A vrai dire, je suis persuadé que des éditeurs intelligents peuvent parfaitement survivre en poursuivant le commerce d'objet culturels en tant que ce qu'ils en ont fait : des objets de luxe. Combien parmi nous ont sans compter et sans frémir versé une petite fortune pour un pauvre morceau de plastique contenant tout juste trois épisodes de vingt-cinq minutes
qu'ils avaient déjà vu ? Il faudrait sans doute adapter un peu, créer une véritable valeur ajoutée, peut-être une boite en métal, un livret d'illustrations plutôt qu'un catalogue publicitaire, que sais-je... Mais bien sûr, on parle ici d'éditeurs intelligents, pas d'industriels anachroniques qui se mettent à traiter leurs clients de criminels, voleurs, violeurs, dealeurs, trafiquants, pirates et autres noms d'oiseaux alors qu'ils continuent à gagner des sommes indécentes sur le travail de Créateurs si mal rétribuées... Ceux-la se condamnent eux-même, n'en parlons plus.

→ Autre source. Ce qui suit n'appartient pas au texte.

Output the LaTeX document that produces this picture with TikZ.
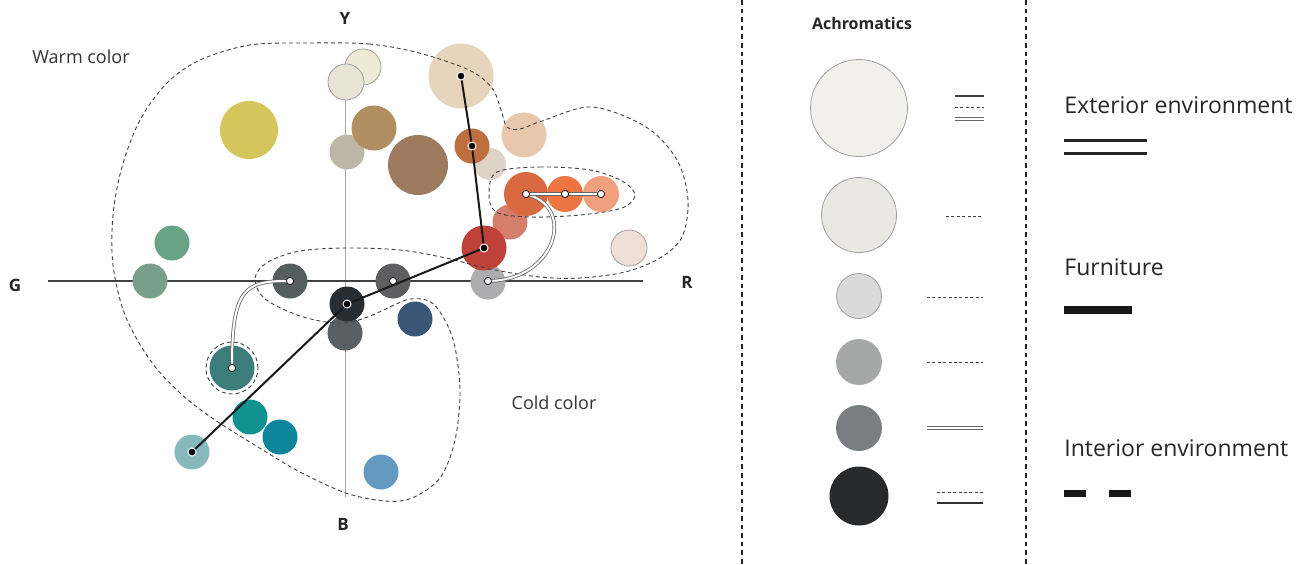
\documentclass[tikz,border=0pt]{standalone}
\usepackage{fontspec}
\setmainfont{Open Sans}
\definecolor{cPaleA}{HTML}{EFEAD5}
\definecolor{cPaleB}{HTML}{E8E3D5}
\definecolor{cBeige}{HTML}{E6D4BC}
\definecolor{cYellow}{HTML}{D6C55B}
\definecolor{cGreyBeige}{HTML}{BEB6A9}
\definecolor{cTan}{HTML}{B18F62}
\definecolor{cBrown}{HTML}{9C7B5F}
\definecolor{cPaleBeige}{HTML}{DDD3C7}
\definecolor{cRust}{HTML}{BF6F3F}
\definecolor{cPeach}{HTML}{E8C8AC}
\definecolor{cSalmon}{HTML}{D47F6B}
\definecolor{cOrangeA}{HTML}{D96A40}
\definecolor{cOrangeB}{HTML}{EC7541}
\definecolor{cOrangeC}{HTML}{F0A07F}
\definecolor{cPink}{HTML}{EEE0D7}
\definecolor{cLightGrey}{HTML}{ADACAE}
\definecolor{cRed}{HTML}{C0403A}
\definecolor{cGreen}{HTML}{68A386}
\definecolor{cGreenGrey}{HTML}{78A08B}
\definecolor{cSlateA}{HTML}{545E5D}
\definecolor{cSlateB}{HTML}{5E5D60}
\definecolor{cSlateC}{HTML}{596064}
\definecolor{cBlack}{HTML}{262D33}
\definecolor{cNavy}{HTML}{3A5677}
\definecolor{cTeal}{HTML}{3B7D79}
\definecolor{cTealB}{HTML}{109290}
\definecolor{cTealBlue}{HTML}{0D859B}
\definecolor{cLightTeal}{HTML}{87B9BC}
\definecolor{cLightBlue}{HTML}{6499C1}
\definecolor{cAchA}{HTML}{F2F0ED}
\definecolor{cAchB}{HTML}{EAE8E5}
\definecolor{cAchC}{HTML}{DADADA}
\definecolor{cAchD}{HTML}{A6A7A7}
\definecolor{cAchE}{HTML}{7B7E81}
\definecolor{cAchF}{HTML}{27292B}
\begin{document}
\begin{tikzpicture}[x=0.5pt,y=-0.5pt]
	\tikzstyle{Blob} = [circle, inner sep=0pt, draw=none]
	\tikzstyle{Pale} = [draw=gray!75, line width=0.4pt]
	\tikzstyle{Dot} = [circle, fill=black, draw=white, line width=0.5pt, minimum size=4pt, inner sep=0pt]
	\tikzstyle{HollowDot} = [circle, fill=white, draw=black, line width=0.4pt, minimum size=3.6pt, inner sep=0pt]
	\tikzstyle{Region} = [draw=black!75, line width=0.45pt, dash pattern=on 2pt off 1.5pt]
	\tikzstyle{Furniture} = [draw=black!90, line width=1pt]
	\tikzstyle{Exterior} = [draw=black!60, line width=0.4pt, double=white, double distance=1pt]
	\tikzstyle{Sample} = [draw=black!75, line width=0.45pt, dash pattern=on 1.5pt off 1.2pt]
	\tikzstyle{Label} = [inner sep=0pt, text=black!80, font=\fontsize{9}{11}\selectfont]
	\tikzstyle{Legend} = [inner sep=0pt, anchor=west, text=black!85, font=\fontsize{11.5}{14}\selectfont]
	\tikzstyle{AxisLabel} = [inner sep=0pt, text=black!85, font=\bfseries\fontsize{8.5}{10}\selectfont]
	\useasboundingbox (0,0) rectangle (1304,564);
	% axes
	\coordinate (gEnd) at (48,281);
	\coordinate (rEnd) at (643,281);
	\coordinate (yEnd) at (345,85);
	\coordinate (bEnd) at (345,497);
	\draw [gray!70, line width=0.5pt] (yEnd) -- (bEnd);
	\draw [black!75, line width=1.2pt] (gEnd) -- (rEnd);
	\node (Y) at (345,18) [AxisLabel] {Y};
	\node (G) at (15,285) [AxisLabel] {G};
	\node (R) at (687,282) [AxisLabel] {R};
	\node (B) at (343,524) [AxisLabel] {B};
	% colour samples
	\node (paleA) at (363,67) [Blob, Pale, fill=cPaleA, minimum size=18pt] {};
	\node (paleB) at (346,82) [Blob, Pale, fill=cPaleB, minimum size=18pt] {};
	\node (beige) at (461,76) [Blob, fill=cBeige, minimum size=32.5pt] {};
	\node (yellow) at (249,130) [Blob, fill=cYellow, minimum size=29pt] {};
	\node (greyBeige) at (347,152) [Blob, fill=cGreyBeige, minimum size=17.5pt] {};
	\node (tan) at (374,128) [Blob, fill=cTan, minimum size=22.5pt] {};
	\node (brown) at (418,165) [Blob, fill=cBrown, minimum size=30pt] {};
	\node (paleBeige) at (490,164) [Blob, fill=cPaleBeige, minimum size=16pt] {};
	\node (rust) at (472,146) [Blob, fill=cRust, minimum size=17.5pt] {};
	\node (peach) at (524,135) [Blob, fill=cPeach, minimum size=22.5pt] {};
	\node (salmon) at (510,222) [Blob, fill=cSalmon, minimum size=17.5pt] {};
	\node (orangeA) at (526,194) [Blob, fill=cOrangeA, minimum size=22pt] {};
	\node (orangeB) at (565,194) [Blob, fill=cOrangeB, minimum size=18pt] {};
	\node (orangeC) at (601,194) [Blob, fill=cOrangeC, minimum size=18pt] {};
	\node (pink) at (629,248) [Blob, Pale, fill=cPink, minimum size=18pt] {};
	\node (lightGrey) at (488,282) [Blob, fill=cLightGrey, minimum size=17.5pt] {};
	\node (red) at (484,248) [Blob, fill=cRed, minimum size=22.5pt] {};
	\node (green) at (172,243) [Blob, fill=cGreen, minimum size=17.5pt] {};
	\node (greenGrey) at (150,281) [Blob, fill=cGreenGrey, minimum size=17.5pt] {};
	\node (slateA) at (290,281) [Blob, fill=cSlateA, minimum size=17.5pt] {};
	\node (slateB) at (393,281) [Blob, fill=cSlateB, minimum size=17.5pt] {};
	\node (slateC) at (345,333) [Blob, fill=cSlateC, minimum size=17.5pt] {};
	\node (black) at (347,304) [Blob, fill=cBlack, minimum size=17.5pt] {};
	\node (navy) at (415,319) [Blob, fill=cNavy, minimum size=17.5pt] {};
	\node (teal) at (232,368) [Blob, fill=cTeal, minimum size=22.5pt] {};
	\node (tealB) at (250,417) [Blob, fill=cTealB, minimum size=17.5pt] {};
	\node (tealBlue) at (280,437) [Blob, fill=cTealBlue, minimum size=17.5pt] {};
	\node (lightTeal) at (192,452) [Blob, fill=cLightTeal, minimum size=17.5pt] {};
	\node (lightBlue) at (381,472) [Blob, fill=cLightBlue, minimum size=17.5pt] {};
	% groups
	\draw [Region] plot [smooth cycle, tension=0.55] coordinates {(308,43) (369,44) (419,53) (469,70) (492,88) (501,110) (507,127) (520,129) (542,121) (592,107) (646,127) (677,160) (688,200) (682,237) (660,258) (625,272) (580,278) (540,277) (490,269) (446,258) (400,250) (346,248) (300,251) (268,262) (255,278) (264,298) (292,313) (320,321) (346,323) (370,316) (392,306) (410,299) (429,301) (442,315) (454,343) (460,390) (455,440) (440,478) (412,498) (385,501) (346,493) (300,472) (258,447) (215,420) (180,393) (150,360) (125,315) (113,265) (113,215) (122,167) (140,120) (167,83) (200,60) (250,45)};
	\draw [Region] plot [smooth cycle, tension=0.55] coordinates {(497,172) (540,167) (590,170) (622,181) (635,195) (622,208) (580,215) (530,217) (496,212) (489,193)};
	\node (tealRing) at (teal) [circle, Region, minimum size=26pt, inner sep=0pt] {};
	\node (warm) at (81,57) [Label] {Warm color};
	\node (cold) at (554,403) [Label] {Cold color};
	% markers
	\node (dBeige) at (beige) [Dot] {};
	\node (dRust) at (rust) [Dot] {};
	\node (dRed) at (red) [Dot] {};
	\node (dBlack) at (black) [Dot] {};
	\node (dLightTeal) at (lightTeal) [Dot] {};
	\node (hOrangeA) at (orangeA) [HollowDot] {};
	\node (hOrangeB) at (orangeB) [HollowDot] {};
	\node (hOrangeC) at (orangeC) [HollowDot] {};
	\node (hLightGrey) at (488,281) [HollowDot] {};
	\node (hSlateB) at (slateB) [HollowDot] {};
	\node (hSlateA) at (slateA) [HollowDot] {};
	\node (hTeal) at (teal) [HollowDot] {};
	% furniture
	\draw [Furniture] (dBeige) to (dRust);
	\draw [Furniture] (dRust) to (dRed);
	\draw [Furniture] (dRed) to (dBlack);
	\draw [Furniture] (dBlack) to (dLightTeal);
	% exterior environment
	\draw [Exterior] (hTeal) .. controls (232,290) and (245,281) .. (hSlateA);
	\draw [Exterior] (hLightGrey) .. controls (555,278) and (575,210) .. (hOrangeA);
	\draw [Exterior] (hOrangeA) to (hOrangeB);
	\draw [Exterior] (hOrangeB) to (hOrangeC);
	% achromatics
	\coordinate (sepA) at (742,0);
	\coordinate (sepAb) at (742,564);
	\coordinate (sepB) at (1026,0);
	\coordinate (sepBb) at (1026,564);
	\draw [black!85, line width=1pt, dash pattern=on 2.3pt off 2pt] (sepA) -- (sepAb);
	\draw [black!85, line width=1pt, dash pattern=on 2.3pt off 2pt] (sepB) -- (sepBb);
	\node (ach) at (862,23) [AxisLabel, font=\bfseries\fontsize{8}{10}\selectfont] {Achromatics};
	\node (achA) at (859,108) [Blob, Pale, fill=cAchA, minimum size=48.5pt] {};
	\node (achB) at (859,215) [Blob, Pale, fill=cAchB, minimum size=37.5pt] {};
	\node (achC) at (859,296) [Blob, Pale, fill=cAchC, minimum size=22.5pt] {};
	\node (achD) at (859,362) [Blob, fill=cAchD, minimum size=23pt] {};
	\node (achE) at (859,428) [Blob, fill=cAchE, minimum size=23pt] {};
	\node (achF) at (859,496) [Blob, fill=cAchF, minimum size=29.5pt] {};
	\draw [black!75, line width=0.9pt] (955,96) -- (984,96);
	\draw [Sample] (955,107) -- (984,107);
	\draw [Exterior] (955,119) -- (984,119);
	\draw [Sample] (946,216) -- (983,216);
	\draw [Sample] (927,297) -- (983,297);
	\draw [Sample] (927,362) -- (983,362);
	\draw [Exterior] (927,428) -- (983,428);
	\draw [Sample] (937,492) -- (983,492);
	\draw [black!80, line width=0.7pt] (937,503) -- (983,503);
	% legend
	\node (ext) at (1064,105) [Legend] {Exterior environment};
	\draw [black!85, line width=1.5pt] (1064,140) -- (1147,140);
	\draw [black!85, line width=1.5pt] (1064,153) -- (1147,153);
	\node (fur) at (1064,267) [Legend] {Furniture};
	\draw [black!90, line width=4pt] (1064,310) -- (1132,310);
	\node (int) at (1064,448) [Legend] {Interior environment};
	\draw [black!90, line width=3.5pt, dash pattern=on 11pt off 11.5pt] (1064,493) -- (1132,493);
\end{tikzpicture}
\end{document}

Quand à la première question, "
comment rétribuer convenablement le Créateur dont l'œuvre se diffuse à un rythme et dans des quantités difficilement mesurable ?", c'est bien sûr la plus difficile et la plus complexe. La réponse la plus simple et la plus évidente est de laisser le public rétribuer lui même le Créateur, en fonction de son appréciation et de ses moyens. Certes, cela implique de faire confiance au public, et peut-être cela ne rapportera-t-il pas grand chose. Mais après tout, l'alternative est de faire confiance à un éditeur, et on est alors sûr que ça ne rapportera pas grand chose comparé à la valeur du travail créatif...
Si vous souhaitez mettre ça en pratique, vous pouvez m'envoyer une rétribution pour ce message ; vous pouvez aussi aller visiter puis adopter
Jamendo.
Et puis, une petite citation pour conclure :
Kyon : Que fais-tu ici ?
Haruhi : C'est pas évident ? J'enfreins la loi.
(Mais bien sûr, personne ici n'a regardé ou ne compte regarder cet épisode. Quel épisode, d'ailleurs ? C'est une cousine du beau frère de ma boulangère qui m'a transmis la citation, je ne sais même pas de quoi je parle.)